Theoretical Framework
Kingdon’s (1984) work on agenda-setting in federal policymaking provides a framework for understanding how ideas become legislative reality. Kingdon’s theory was developed through interviews with a range of people involved in federal policy-making and analyzed how, why, and when particular ideas get on the “agenda” (the list of problems policymakers are paying close attention to) as well as why certain ideas win out over other alternative solutions. For policies to pass, the problem, policy and politics streams need to align.

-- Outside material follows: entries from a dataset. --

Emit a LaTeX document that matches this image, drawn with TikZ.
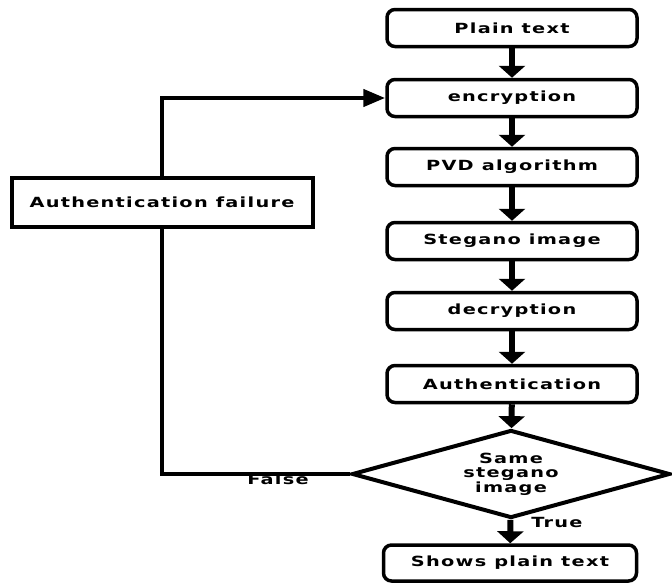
\documentclass[tikz,border=0pt]{standalone}
\usepackage{fontspec}
\setmainfont{DejaVu Sans}[BoldFont={DejaVu Sans Bold}]
\newfontfamily\lblfont{DejaVu Sans Bold}[FakeStretch=1.38,LetterSpace=9]
\usetikzlibrary{arrows.meta,shapes.geometric}
\tikzset{
  stepbox/.style={draw, line width=3.5pt, rounded corners=8pt, minimum width=250pt, minimum height=37pt, inner sep=0pt, font=\lblfont\fontsize{14}{16}\selectfont},
  failbox/.style={draw, line width=4pt, minimum width=301pt, minimum height=49pt, inner sep=0pt, font=\lblfont\fontsize{14}{16}\selectfont},
  decision/.style={draw, diamond, line width=4pt, aspect=3.6, minimum width=318pt, minimum height=88pt, inner sep=0pt, align=center, font=\lblfont\fontsize{14}{14.5}\selectfont},
  flow/.style={line width=6pt, -{Triangle[width=26pt,length=12pt]}},
  back/.style={line width=4.5pt},
  lbl/.style={font=\lblfont\fontsize{14}{16}\selectfont, inner sep=0pt}
}
\begin{document}
\begin{tikzpicture}[x=1pt,y=-1pt]
\useasboundingbox (0,0) rectangle (672,582);
\node[stepbox] (plain) at (512,28) {Plain text};
\node[stepbox] (enc) at (512,98) {encryption};
\node[stepbox] (pvd) at (512,167) {PVD algorithm};
\node[stepbox] (steg) at (512,241) {Stegano image};
\node[stepbox] (dec) at (512,311) {decryption};
\node[stepbox] (auth) at (512,384) {Authentication};
\node[decision] (same) at (511,474) {Same\\stegano\\image};
\node[stepbox, minimum width=253pt, minimum height=36pt] (shows) at (510,563) {Shows plain text};
\node[failbox] (fail) at (162,202) {Authentication failure};
\node[lbl] (false) at (278,479) {False};
\node[lbl] (true) at (557,522) {True};
\coordinate (corner) at (162,474);
\draw[flow] (plain) -- (enc);
\draw[flow] (enc) -- (pvd);
\draw[flow] (pvd) -- (steg);
\draw[flow] (steg) -- (dec);
\draw[flow] (dec) -- (auth);
\draw[flow] (auth) -- (same);
\draw[flow] (same) -- (shows);
\draw[back] (same.west) -- (corner) -- (fail.south);
\draw[back, -{Triangle[width=17pt,length=22pt]}] (fail.north) |- (enc.west);
\end{tikzpicture}
\end{document}
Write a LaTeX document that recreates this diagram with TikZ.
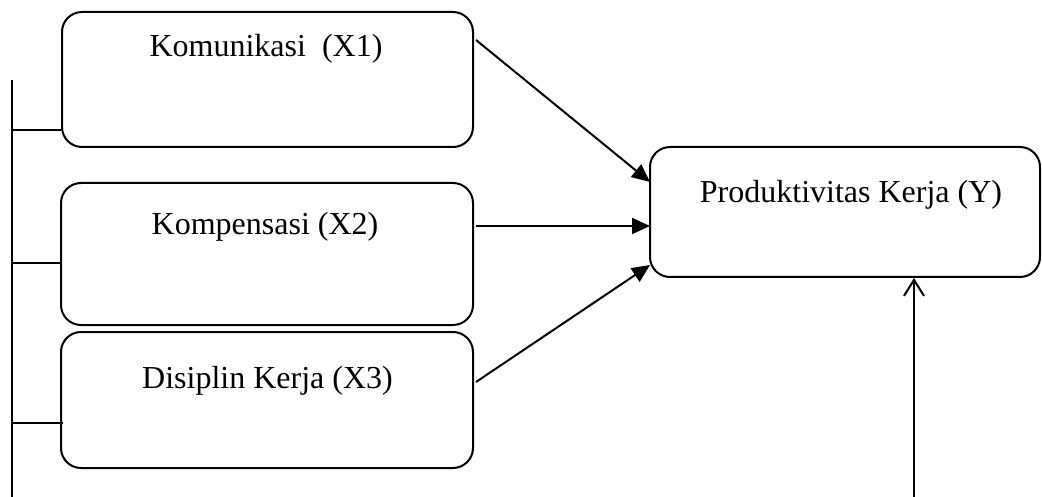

This theory has demonstrated explanatory power in understanding how ideas become law in domains as diverse as civil service reform, anti-lynching legislation, and flood control.
Methods
This historical inquiry draws on extensive archival research in the University of Arizona Special Collections holdings, records of the Arizona and Oregon historical societies, archives of the National Education Association (NEA), congressional records, unpublished dissertations, interviews, and secondary sources related to educational history and the Civil Rights Era.
Results
In the early 1960s, a small group of policy entrepreneurs (Kingdon, 1984), most notably Maria Urquides, Adalberto Guerrero, and Hank Oyama, became convinced of the value of home language support while piloting a “Spanish for Spanish speakers” course in a Tucson high school. With funding from the NEA and support from their district, they surveyed promising bilingual programs for Spanish-speaking students across the Southwest. They published a report summarizing their findings and articulating both the problem (the predominant English-only approach to schooling was causing academic failure) and a policy solution: bilingual education. With the help of former politician and legislative consultant Monroe Sweetland, their report received extensive media coverage nationwide. Capitalizing on this attention, Urquides, Guerrero, Oyama and Sweetland convened politicians, scholars and educators in a symposium in Tucson, which proved a turning point in gathering sufficient political support from legislators to initiate and pass the BEA (Sanchez, 1973).
Significance
A better understanding of how this systems-level legislative victory was achieved is particularly relevant now, as federal support for bilingual education has eroded substantially in the decades since the passing of the BEA.